**Task instructions**: Write out the entire listing below exactly as it appears, minus any pictures.

# Data excerpt start

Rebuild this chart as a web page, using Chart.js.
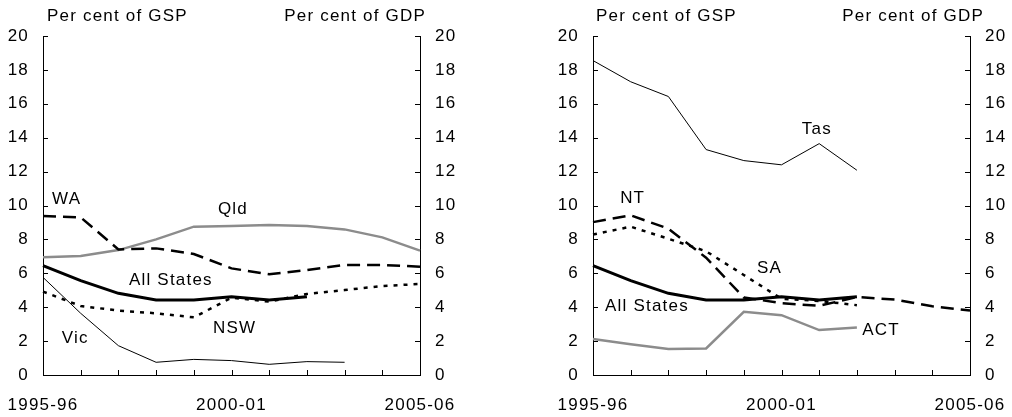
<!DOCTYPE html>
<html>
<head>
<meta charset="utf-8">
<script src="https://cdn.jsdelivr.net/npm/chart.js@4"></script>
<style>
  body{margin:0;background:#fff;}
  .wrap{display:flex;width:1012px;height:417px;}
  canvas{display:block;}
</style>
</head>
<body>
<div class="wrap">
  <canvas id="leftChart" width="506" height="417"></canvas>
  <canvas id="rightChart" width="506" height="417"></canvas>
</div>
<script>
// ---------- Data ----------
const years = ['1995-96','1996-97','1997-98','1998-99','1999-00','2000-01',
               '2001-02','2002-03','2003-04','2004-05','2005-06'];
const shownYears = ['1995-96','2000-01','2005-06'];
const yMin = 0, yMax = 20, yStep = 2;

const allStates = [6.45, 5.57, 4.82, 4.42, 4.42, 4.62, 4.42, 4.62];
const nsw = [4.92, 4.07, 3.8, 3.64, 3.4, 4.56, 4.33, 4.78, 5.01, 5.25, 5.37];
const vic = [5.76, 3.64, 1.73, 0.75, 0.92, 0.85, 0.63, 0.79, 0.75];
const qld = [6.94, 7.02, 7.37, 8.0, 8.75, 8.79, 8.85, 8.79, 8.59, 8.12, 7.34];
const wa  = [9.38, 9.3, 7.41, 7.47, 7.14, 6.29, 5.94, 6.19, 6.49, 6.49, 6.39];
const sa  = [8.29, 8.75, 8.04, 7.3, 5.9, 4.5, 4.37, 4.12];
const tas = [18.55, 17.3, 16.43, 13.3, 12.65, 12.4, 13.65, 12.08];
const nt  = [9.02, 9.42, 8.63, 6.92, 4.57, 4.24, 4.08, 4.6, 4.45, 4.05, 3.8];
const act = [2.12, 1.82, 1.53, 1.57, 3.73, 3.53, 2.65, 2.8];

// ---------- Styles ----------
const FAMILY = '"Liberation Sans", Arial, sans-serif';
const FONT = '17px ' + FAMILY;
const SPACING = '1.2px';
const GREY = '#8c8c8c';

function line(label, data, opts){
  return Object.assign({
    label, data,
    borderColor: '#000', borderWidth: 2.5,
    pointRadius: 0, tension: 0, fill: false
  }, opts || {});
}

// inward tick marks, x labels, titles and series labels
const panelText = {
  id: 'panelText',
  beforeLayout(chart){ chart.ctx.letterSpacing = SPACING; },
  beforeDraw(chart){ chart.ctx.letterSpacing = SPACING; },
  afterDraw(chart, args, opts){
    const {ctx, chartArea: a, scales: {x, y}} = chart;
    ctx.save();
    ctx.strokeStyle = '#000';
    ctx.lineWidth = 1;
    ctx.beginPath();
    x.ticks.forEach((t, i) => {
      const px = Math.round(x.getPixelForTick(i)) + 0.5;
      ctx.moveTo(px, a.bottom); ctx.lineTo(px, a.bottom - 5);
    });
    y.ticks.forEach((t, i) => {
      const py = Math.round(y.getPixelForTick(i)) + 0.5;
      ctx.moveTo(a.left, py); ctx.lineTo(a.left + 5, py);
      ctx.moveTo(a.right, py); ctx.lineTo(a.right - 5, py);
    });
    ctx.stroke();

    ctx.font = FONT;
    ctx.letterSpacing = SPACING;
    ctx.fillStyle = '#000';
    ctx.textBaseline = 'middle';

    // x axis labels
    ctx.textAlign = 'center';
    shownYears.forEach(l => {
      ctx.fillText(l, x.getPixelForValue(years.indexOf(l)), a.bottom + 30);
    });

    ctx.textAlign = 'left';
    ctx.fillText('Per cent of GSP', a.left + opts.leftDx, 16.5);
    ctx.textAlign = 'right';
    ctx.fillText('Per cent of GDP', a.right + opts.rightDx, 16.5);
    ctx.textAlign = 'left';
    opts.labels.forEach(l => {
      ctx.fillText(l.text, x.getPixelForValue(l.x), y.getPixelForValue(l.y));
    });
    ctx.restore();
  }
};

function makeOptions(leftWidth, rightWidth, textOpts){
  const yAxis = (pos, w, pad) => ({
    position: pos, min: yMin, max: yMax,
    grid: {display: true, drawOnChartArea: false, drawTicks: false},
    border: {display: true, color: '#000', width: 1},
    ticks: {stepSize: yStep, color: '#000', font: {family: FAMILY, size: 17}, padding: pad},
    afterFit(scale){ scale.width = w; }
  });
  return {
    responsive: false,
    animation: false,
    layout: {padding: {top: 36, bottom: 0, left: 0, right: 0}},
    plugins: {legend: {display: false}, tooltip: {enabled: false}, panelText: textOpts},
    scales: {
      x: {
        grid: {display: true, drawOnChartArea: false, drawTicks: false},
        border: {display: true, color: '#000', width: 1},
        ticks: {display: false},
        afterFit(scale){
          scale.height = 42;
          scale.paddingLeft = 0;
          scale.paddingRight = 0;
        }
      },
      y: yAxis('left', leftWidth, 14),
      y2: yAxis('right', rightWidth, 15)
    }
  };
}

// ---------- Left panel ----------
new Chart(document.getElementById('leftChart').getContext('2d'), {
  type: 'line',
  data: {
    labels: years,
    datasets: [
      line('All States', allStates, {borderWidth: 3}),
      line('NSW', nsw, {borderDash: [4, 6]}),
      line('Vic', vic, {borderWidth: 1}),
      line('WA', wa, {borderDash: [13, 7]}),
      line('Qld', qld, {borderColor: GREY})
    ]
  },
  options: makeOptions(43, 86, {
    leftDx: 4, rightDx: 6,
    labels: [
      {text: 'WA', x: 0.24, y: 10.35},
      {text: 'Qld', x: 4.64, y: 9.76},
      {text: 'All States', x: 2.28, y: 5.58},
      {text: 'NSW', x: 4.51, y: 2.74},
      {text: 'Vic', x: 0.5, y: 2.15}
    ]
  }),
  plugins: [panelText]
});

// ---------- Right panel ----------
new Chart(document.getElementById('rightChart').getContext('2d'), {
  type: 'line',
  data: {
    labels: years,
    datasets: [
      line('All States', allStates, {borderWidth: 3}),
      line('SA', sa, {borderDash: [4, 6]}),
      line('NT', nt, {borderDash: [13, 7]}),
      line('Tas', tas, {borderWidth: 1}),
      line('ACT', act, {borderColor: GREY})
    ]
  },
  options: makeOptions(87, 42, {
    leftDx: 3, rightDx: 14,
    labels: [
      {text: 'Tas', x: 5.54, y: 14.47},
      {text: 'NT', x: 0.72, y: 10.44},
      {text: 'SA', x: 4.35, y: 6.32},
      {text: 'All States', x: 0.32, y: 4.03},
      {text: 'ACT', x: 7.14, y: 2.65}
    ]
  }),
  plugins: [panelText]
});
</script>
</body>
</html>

# Data excerpt end

**Solution for this problem**:
Rebuild this chart as a web page, using Chart.js.
<!DOCTYPE html>
<html>
<head>
<meta charset="utf-8">
<script src="https://cdn.jsdelivr.net/npm/chart.js@4"></script>
<style>
  body{margin:0;background:#fff;}
  .wrap{display:flex;width:1012px;height:417px;}
  canvas{display:block;}
</style>
</head>
<body>
<div class="wrap">
  <canvas id="leftChart" width="506" height="417"></canvas>
  <canvas id="rightChart" width="506" height="417"></canvas>
</div>
<script>
// ---------- Data ----------
const years = ['1995-96','1996-97','1997-98','1998-99','1999-00','2000-01',
               '2001-02','2002-03','2003-04','2004-05','2005-06'];
const shownYears = ['1995-96','2000-01','2005-06'];
const yMin = 0, yMax = 20, yStep = 2;

const allStates = [6.45, 5.57, 4.82, 4.42, 4.42, 4.62, 4.42, 4.62];
const nsw = [4.92, 4.07, 3.8, 3.64, 3.4, 4.56, 4.33, 4.78, 5.01, 5.25, 5.37];
const vic = [5.76, 3.64, 1.73, 0.75, 0.92, 0.85, 0.63, 0.79, 0.75];
const qld = [6.94, 7.02, 7.37, 8.0, 8.75, 8.79, 8.85, 8.79, 8.59, 8.12, 7.34];
const wa  = [9.38, 9.3, 7.41, 7.47, 7.14, 6.29, 5.94, 6.19, 6.49, 6.49, 6.39];
const sa  = [8.29, 8.75, 8.04, 7.3, 5.9, 4.5, 4.37, 4.12];
const tas = [18.55, 17.3, 16.43, 13.3, 12.65, 12.4, 13.65, 12.08];
const nt  = [9.02, 9.42, 8.63, 6.92, 4.57, 4.24, 4.08, 4.6, 4.45, 4.05, 3.8];
const act = [2.12, 1.82, 1.53, 1.57, 3.73, 3.53, 2.65, 2.8];

// ---------- Styles ----------
const FAMILY = '"Liberation Sans", Arial, sans-serif';
const FONT = '17px ' + FAMILY;
const SPACING = '1.2px';
const GREY = '#8c8c8c';

function line(label, data, opts){
  return Object.assign({
    label, data,
    borderColor: '#000', borderWidth: 2.5,
    pointRadius: 0, tension: 0, fill: false
  }, opts || {});
}

// inward tick marks, x labels, titles and series labels
const panelText = {
  id: 'panelText',
  beforeLayout(chart){ chart.ctx.letterSpacing = SPACING; },
  beforeDraw(chart){ chart.ctx.letterSpacing = SPACING; },
  afterDraw(chart, args, opts){
    const {ctx, chartArea: a, scales: {x, y}} = chart;
    ctx.save();
    ctx.strokeStyle = '#000';
    ctx.lineWidth = 1;
    ctx.beginPath();
    x.ticks.forEach((t, i) => {
      const px = Math.round(x.getPixelForTick(i)) + 0.5;
      ctx.moveTo(px, a.bottom); ctx.lineTo(px, a.bottom - 5);
    });
    y.ticks.forEach((t, i) => {
      const py = Math.round(y.getPixelForTick(i)) + 0.5;
      ctx.moveTo(a.left, py); ctx.lineTo(a.left + 5, py);
      ctx.moveTo(a.right, py); ctx.lineTo(a.right - 5, py);
    });
    ctx.stroke();

    ctx.font = FONT;
    ctx.letterSpacing = SPACING;
    ctx.fillStyle = '#000';
    ctx.textBaseline = 'middle';

    // x axis labels
    ctx.textAlign = 'center';
    shownYears.forEach(l => {
      ctx.fillText(l, x.getPixelForValue(years.indexOf(l)), a.bottom + 30);
    });

    ctx.textAlign = 'left';
    ctx.fillText('Per cent of GSP', a.left + opts.leftDx, 16.5);
    ctx.textAlign = 'right';
    ctx.fillText('Per cent of GDP', a.right + opts.rightDx, 16.5);
    ctx.textAlign = 'left';
    opts.labels.forEach(l => {
      ctx.fillText(l.text, x.getPixelForValue(l.x), y.getPixelForValue(l.y));
    });
    ctx.restore();
  }
};

function makeOptions(leftWidth, rightWidth, textOpts){
  const yAxis = (pos, w, pad) => ({
    position: pos, min: yMin, max: yMax,
    grid: {display: true, drawOnChartArea: false, drawTicks: false},
    border: {display: true, color: '#000', width: 1},
    ticks: {stepSize: yStep, color: '#000', font: {family: FAMILY, size: 17}, padding: pad},
    afterFit(scale){ scale.width = w; }
  });
  return {
    responsive: false,
    animation: false,
    layout: {padding: {top: 36, bottom: 0, left: 0, right: 0}},
    plugins: {legend: {display: false}, tooltip: {enabled: false}, panelText: textOpts},
    scales: {
      x: {
        grid: {display: true, drawOnChartArea: false, drawTicks: false},
        border: {display: true, color: '#000', width: 1},
        ticks: {display: false},
        afterFit(scale){
          scale.height = 42;
          scale.paddingLeft = 0;
          scale.paddingRight = 0;
        }
      },
      y: yAxis('left', leftWidth, 14),
      y2: yAxis('right', rightWidth, 15)
    }
  };
}

// ---------- Left panel ----------
new Chart(document.getElementById('leftChart').getContext('2d'), {
  type: 'line',
  data: {
    labels: years,
    datasets: [
      line('All States', allStates, {borderWidth: 3}),
      line('NSW', nsw, {borderDash: [4, 6]}),
      line('Vic', vic, {borderWidth: 1}),
      line('WA', wa, {borderDash: [13, 7]}),
      line('Qld', qld, {borderColor: GREY})
    ]
  },
  options: makeOptions(43, 86, {
    leftDx: 4, rightDx: 6,
    labels: [
      {text: 'WA', x: 0.24, y: 10.35},
      {text: 'Qld', x: 4.64, y: 9.76},
      {text: 'All States', x: 2.28, y: 5.58},
      {text: 'NSW', x: 4.51, y: 2.74},
      {text: 'Vic', x: 0.5, y: 2.15}
    ]
  }),
  plugins: [panelText]
});

// ---------- Right panel ----------
new Chart(document.getElementById('rightChart').getContext('2d'), {
  type: 'line',
  data: {
    labels: years,
    datasets: [
      line('All States', allStates, {borderWidth: 3}),
      line('SA', sa, {borderDash: [4, 6]}),
      line('NT', nt, {borderDash: [13, 7]}),
      line('Tas', tas, {borderWidth: 1}),
      line('ACT', act, {borderColor: GREY})
    ]
  },
  options: makeOptions(87, 42, {
    leftDx: 3, rightDx: 14,
    labels: [
      {text: 'Tas', x: 5.54, y: 14.47},
      {text: 'NT', x: 0.72, y: 10.44},
      {text: 'SA', x: 4.35, y: 6.32},
      {text: 'All States', x: 0.32, y: 4.03},
      {text: 'ACT', x: 7.14, y: 2.65}
    ]
  }),
  plugins: [panelText]
});
</script>
</body>
</html>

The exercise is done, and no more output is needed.